>> Begin Listed entries
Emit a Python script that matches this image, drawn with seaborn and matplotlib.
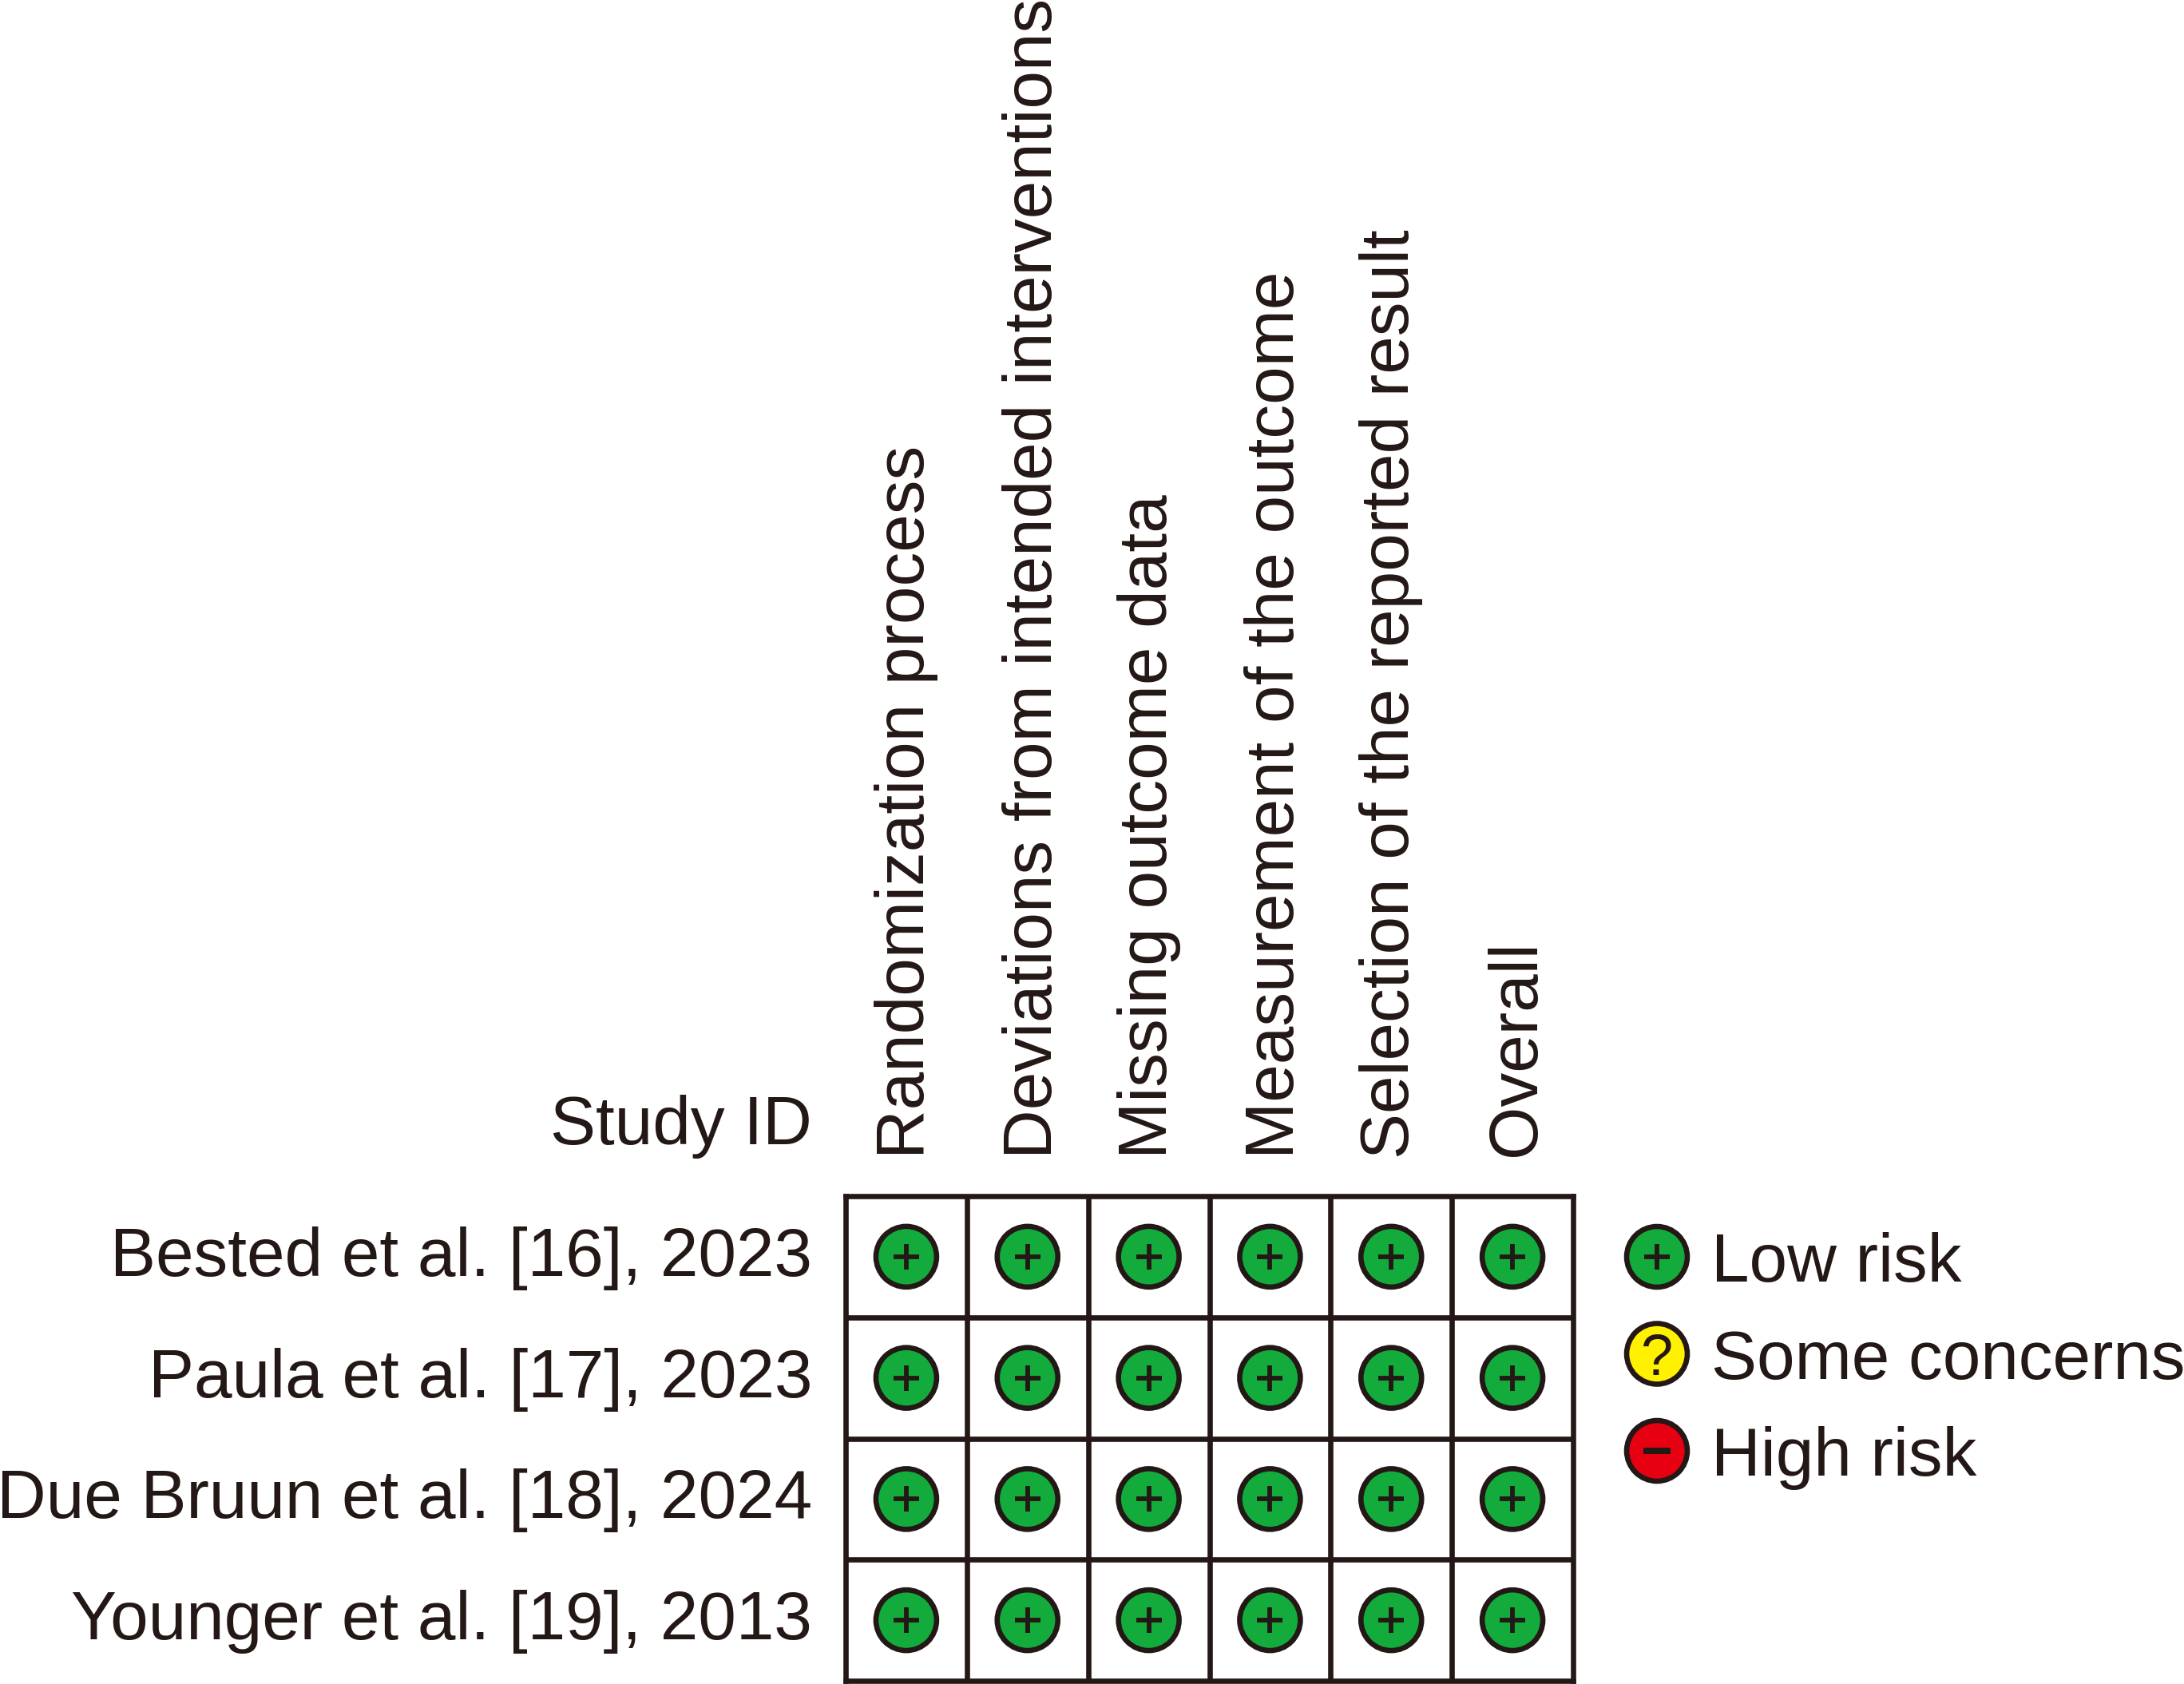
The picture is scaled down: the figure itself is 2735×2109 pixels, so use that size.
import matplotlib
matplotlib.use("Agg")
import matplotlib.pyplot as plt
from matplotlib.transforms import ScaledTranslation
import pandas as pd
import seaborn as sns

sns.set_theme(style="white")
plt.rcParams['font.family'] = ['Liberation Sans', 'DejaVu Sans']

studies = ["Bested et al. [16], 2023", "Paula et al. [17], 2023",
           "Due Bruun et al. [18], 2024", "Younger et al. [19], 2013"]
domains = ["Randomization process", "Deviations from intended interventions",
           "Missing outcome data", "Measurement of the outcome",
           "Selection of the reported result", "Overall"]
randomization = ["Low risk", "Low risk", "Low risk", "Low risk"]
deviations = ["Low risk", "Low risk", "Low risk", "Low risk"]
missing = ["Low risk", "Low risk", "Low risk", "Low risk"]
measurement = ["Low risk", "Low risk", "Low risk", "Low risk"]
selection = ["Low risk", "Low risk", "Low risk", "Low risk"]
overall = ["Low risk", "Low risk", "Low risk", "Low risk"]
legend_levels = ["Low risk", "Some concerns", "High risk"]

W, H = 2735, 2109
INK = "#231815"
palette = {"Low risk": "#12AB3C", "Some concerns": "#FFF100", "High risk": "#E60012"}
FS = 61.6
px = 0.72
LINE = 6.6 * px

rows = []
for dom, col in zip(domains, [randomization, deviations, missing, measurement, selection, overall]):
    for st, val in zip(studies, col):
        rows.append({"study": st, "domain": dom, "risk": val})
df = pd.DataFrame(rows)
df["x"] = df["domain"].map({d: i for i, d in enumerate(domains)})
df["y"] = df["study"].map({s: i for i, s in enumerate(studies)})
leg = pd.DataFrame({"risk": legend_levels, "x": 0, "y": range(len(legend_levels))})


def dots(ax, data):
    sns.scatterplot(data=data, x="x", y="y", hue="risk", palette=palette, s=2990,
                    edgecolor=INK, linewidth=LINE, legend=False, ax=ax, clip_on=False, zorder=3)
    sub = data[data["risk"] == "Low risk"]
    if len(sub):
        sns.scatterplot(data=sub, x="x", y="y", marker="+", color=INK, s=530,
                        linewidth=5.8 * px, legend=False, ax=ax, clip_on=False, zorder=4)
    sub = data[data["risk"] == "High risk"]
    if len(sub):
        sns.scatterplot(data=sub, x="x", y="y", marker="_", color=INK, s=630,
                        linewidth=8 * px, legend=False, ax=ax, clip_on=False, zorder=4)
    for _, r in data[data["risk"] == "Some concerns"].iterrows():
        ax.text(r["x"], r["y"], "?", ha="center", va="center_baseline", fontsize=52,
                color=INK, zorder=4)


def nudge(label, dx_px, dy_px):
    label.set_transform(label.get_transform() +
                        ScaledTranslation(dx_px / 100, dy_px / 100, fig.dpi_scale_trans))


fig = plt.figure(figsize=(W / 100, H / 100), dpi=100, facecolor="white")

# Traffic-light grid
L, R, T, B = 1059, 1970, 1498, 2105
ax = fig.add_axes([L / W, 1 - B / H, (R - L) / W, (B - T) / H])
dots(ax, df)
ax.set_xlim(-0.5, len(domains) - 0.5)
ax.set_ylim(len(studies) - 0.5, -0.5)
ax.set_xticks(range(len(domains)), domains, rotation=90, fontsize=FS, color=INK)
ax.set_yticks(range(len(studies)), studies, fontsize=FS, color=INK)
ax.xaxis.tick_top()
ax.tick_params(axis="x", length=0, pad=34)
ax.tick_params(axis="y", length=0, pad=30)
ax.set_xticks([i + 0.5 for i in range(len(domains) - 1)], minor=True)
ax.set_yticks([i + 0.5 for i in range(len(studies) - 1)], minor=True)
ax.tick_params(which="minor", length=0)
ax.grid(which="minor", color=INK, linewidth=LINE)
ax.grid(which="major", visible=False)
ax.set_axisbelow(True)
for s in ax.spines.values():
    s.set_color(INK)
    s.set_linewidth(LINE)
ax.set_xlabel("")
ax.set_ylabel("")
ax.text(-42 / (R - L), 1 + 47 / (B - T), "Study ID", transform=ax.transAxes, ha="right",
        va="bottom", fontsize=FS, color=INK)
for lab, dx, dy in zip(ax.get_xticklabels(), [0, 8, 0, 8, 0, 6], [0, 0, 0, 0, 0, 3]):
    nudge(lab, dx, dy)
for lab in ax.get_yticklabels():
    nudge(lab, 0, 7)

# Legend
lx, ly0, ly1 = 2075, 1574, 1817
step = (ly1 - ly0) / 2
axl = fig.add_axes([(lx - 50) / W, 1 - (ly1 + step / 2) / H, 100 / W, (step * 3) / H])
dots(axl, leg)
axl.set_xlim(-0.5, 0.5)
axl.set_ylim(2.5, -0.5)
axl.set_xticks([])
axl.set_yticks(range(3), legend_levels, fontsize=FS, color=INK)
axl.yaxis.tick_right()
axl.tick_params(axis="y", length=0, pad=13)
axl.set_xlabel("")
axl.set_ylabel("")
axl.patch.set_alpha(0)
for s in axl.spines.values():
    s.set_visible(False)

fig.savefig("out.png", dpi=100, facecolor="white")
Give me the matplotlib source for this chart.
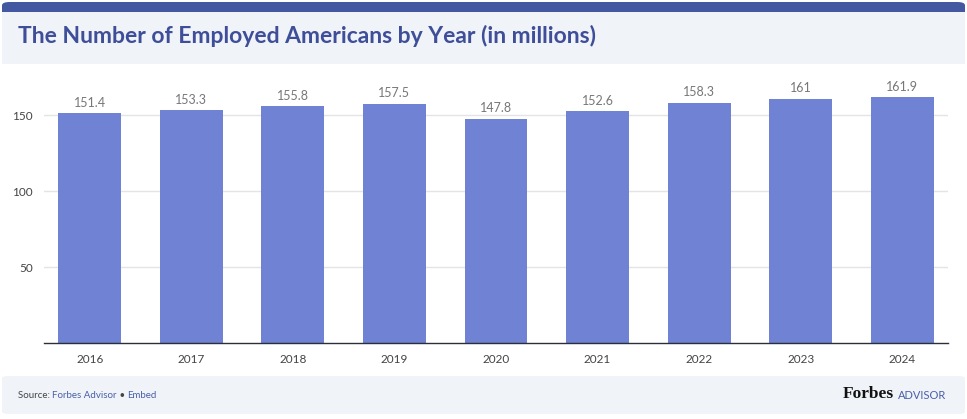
>> End Listed entries
→ Short problem
Collect the lines that hold "matplotlib".

→ Result below
Emit a Python script that matches this image, drawn with seaborn and matplotlib.
import matplotlib
matplotlib.use("Agg")
import matplotlib.pyplot as plt
from matplotlib.transforms import ScaledTranslation
Give me the matplotlib source for this chart.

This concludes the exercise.